Ensuite parce que, à l’image de César, Napoléon, qui l’a mieux lu que personne, entend écrire l’histoire par les mots après l’avoir écrite à coups d’épée, de lois et de décrets pendant plus d’une décennie. Sous nos yeux, par un étonnant renversement, le vaincu glorieux prend ainsi une revanche éternelle sur la cohorte de ses vainqueurs réduits au rang de comparses, voire de figurants.
 
Enfin, quel sujet mieux que la conjonction de l’exil de l’Empereur à Sainte-Hélène et de son œuvre écrite depuis sa prison peut illustrer la difficile question des relations qu’entretiennent histoire et mémoire ?
Dans un passage souvent cité et commenté de Clio, Charles Péguy dit qu’elles « forment un angle droit », et cette image incite à la prudence... dans un musée d’histoire.
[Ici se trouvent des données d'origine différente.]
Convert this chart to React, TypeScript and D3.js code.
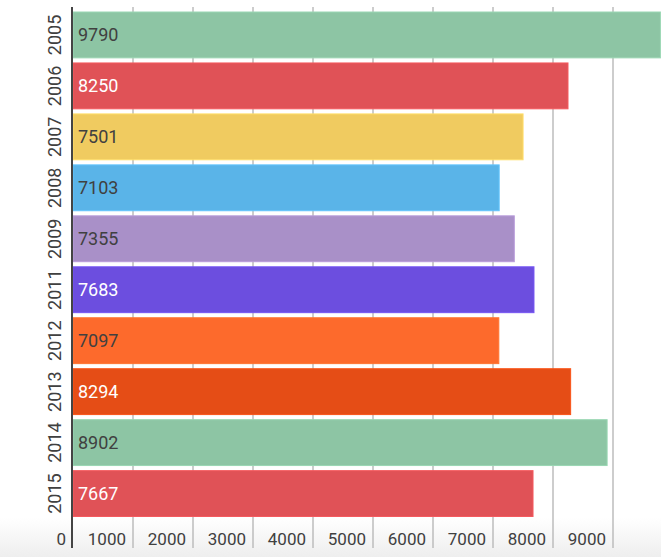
import React, { useEffect, useRef } from 'react';
import * as d3 from 'd3';

const years = ['2005', '2006', '2007', '2008', '2009', '2011', '2012', '2013', '2014', '2015'];
const values = [9790, 8250, 7501, 7103, 7355, 7683, 7097, 8294, 8902, 7667];
const palette = ['#8dc5a4', '#e05257', '#f0cb60', '#5ab4e8', '#a990c8', '#6c4edf', '#fd6a2c', '#e54d16'];
const xTicks = [0, 1000, 2000, 3000, 4000, 5000, 6000, 7000, 8000, 9000];

const luminance = (c: string) => {
  const rgb = d3.rgb(c);
  const lin = (v: number) => {
    const s = v / 255;
    return s <= 0.03928 ? s / 12.92 : Math.pow((s + 0.055) / 1.055, 2.4);
  };
  return 0.2126 * lin(rgb.r) + 0.7152 * lin(rgb.g) + 0.0722 * lin(rgb.b);
};

export default function App() {
  const svgRef = useRef<SVGSVGElement>(null);
  const width = 661;
  const height = 557;

  useEffect(() => {
    if (!svgRef.current) return;
    const svg = d3.select(svgRef.current);
    svg.selectAll('*').remove();

    const font = "Roboto, 'Noto Sans', sans-serif";
    const x = d3.scaleLinear().domain([0, 10000]).range([73, 673]);
    const y = d3.scaleBand<string>().domain(years).range([12, 516.5]).paddingInner(0.1).paddingOuter(0);
    const color = d3.scaleOrdinal<string, string>().domain(years).range(palette);

    // bottom fade
    const defs = svg.append('defs');
    const grad = defs.append('linearGradient').attr('id', 'fade').attr('x1', 0).attr('y1', 0).attr('x2', 0).attr('y2', 1);
    grad.append('stop').attr('offset', '0%').attr('stop-color', '#ffffff');
    grad.append('stop').attr('offset', '100%').attr('stop-color', '#eeeeee');
    svg.append('rect').attr('width', width).attr('height', height).attr('fill', '#fff');
    svg.append('rect').attr('x', 0).attr('y', 518).attr('width', width).attr('height', height - 518).attr('fill', 'url(#fade)');

    // grid lines
    svg.append('g').selectAll('line')
      .data(xTicks.filter(d => d > 0)).enter().append('line')
      .attr('x1', d => x(d)).attr('x2', d => x(d))
      .attr('y1', 7).attr('y2', 548)
      .attr('stroke', '#bdbdbd').attr('stroke-width', 1.5);

    // bars
    svg.append('g').selectAll('rect')
      .data(values).enter().append('rect')
      .attr('x', x(0))
      .attr('y', (d, i) => y(years[i])!)
      .attr('width', d => x(d) - x(0))
      .attr('height', y.bandwidth())
      .attr('fill', (d, i) => color(years[i]))
      .attr('stroke', (d, i) => d3.color(color(years[i]))!.brighter(0.25).toString())
      .attr('stroke-width', 1);

    // value labels
    svg.append('g').selectAll('text')
      .data(values).enter().append('text')
      .attr('x', x(0) + 5)
      .attr('y', (d, i) => y(years[i])! + y.bandwidth() / 2)
      .attr('dy', '0.36em')
      .attr('font-family', font).attr('font-size', 18)
      .attr('fill', (d, i) => luminance(color(years[i])) > 0.27 ? '#404040' : '#ffffff')
      .text(d => String(d));

    // year labels
    svg.append('g').selectAll('text')
      .data(years).enter().append('text')
      .attr('transform', d => `translate(55,${y(d)! + y.bandwidth() / 2}) rotate(-90)`)
      .attr('text-anchor', 'middle').attr('dy', '0.36em')
      .attr('font-family', font).attr('font-size', 18).attr('fill', '#404040')
      .text(d => d);

    // x tick labels
    svg.append('g').selectAll('text')
      .data(xTicks).enter().append('text')
      .attr('x', d => x(d) - 7).attr('y', 545)
      .attr('text-anchor', 'end')
      .attr('font-family', font).attr('font-size', 17).attr('fill', '#404040')
      .text(d => String(d));

    // axis line
    svg.append('line')
      .attr('x1', x(0) - 1).attr('x2', x(0) - 1).attr('y1', 7).attr('y2', 548)
      .attr('stroke', '#444444').attr('stroke-width', 2);
  }, []);

  return (
    <svg
      ref={svgRef}
      width={width}
      height={height}
      style={{ position: 'absolute', left: 0, top: 0, display: 'block' }}
    />
  );
}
L’antagonisme qu’elle suggère s’incarne, en l’hôtel national des Invalides, par la proximité du tombeau et des bas-reliefs programmatiques qui l’entourent d’une part, des salles napoléoniennes du musée d’autre part. Cet antagonisme peut être surmonté, dépassé, pourvu que l’on s’attache à aborder la mémoire et sa construction comme des faits historiques, avec l’œil de l’historien.
 
Le visiteur de l’exposition sera seul juge du succès de cette entreprise, menée par les commissaires Émilie Robbe, déjà chargée de Napoléon et l’Europe voilà trois ans, et Michel Dancoisne-Martineau, son alter ego malgré les milliers de kilomètres qui les séparent, assistés d’un comité scientifique particulièrement brillant, présidé par le professeur Mascilli-Migliorini, en lien avec les institutions partenaires de l’exposition
et avec le soutien sans faille du CIC.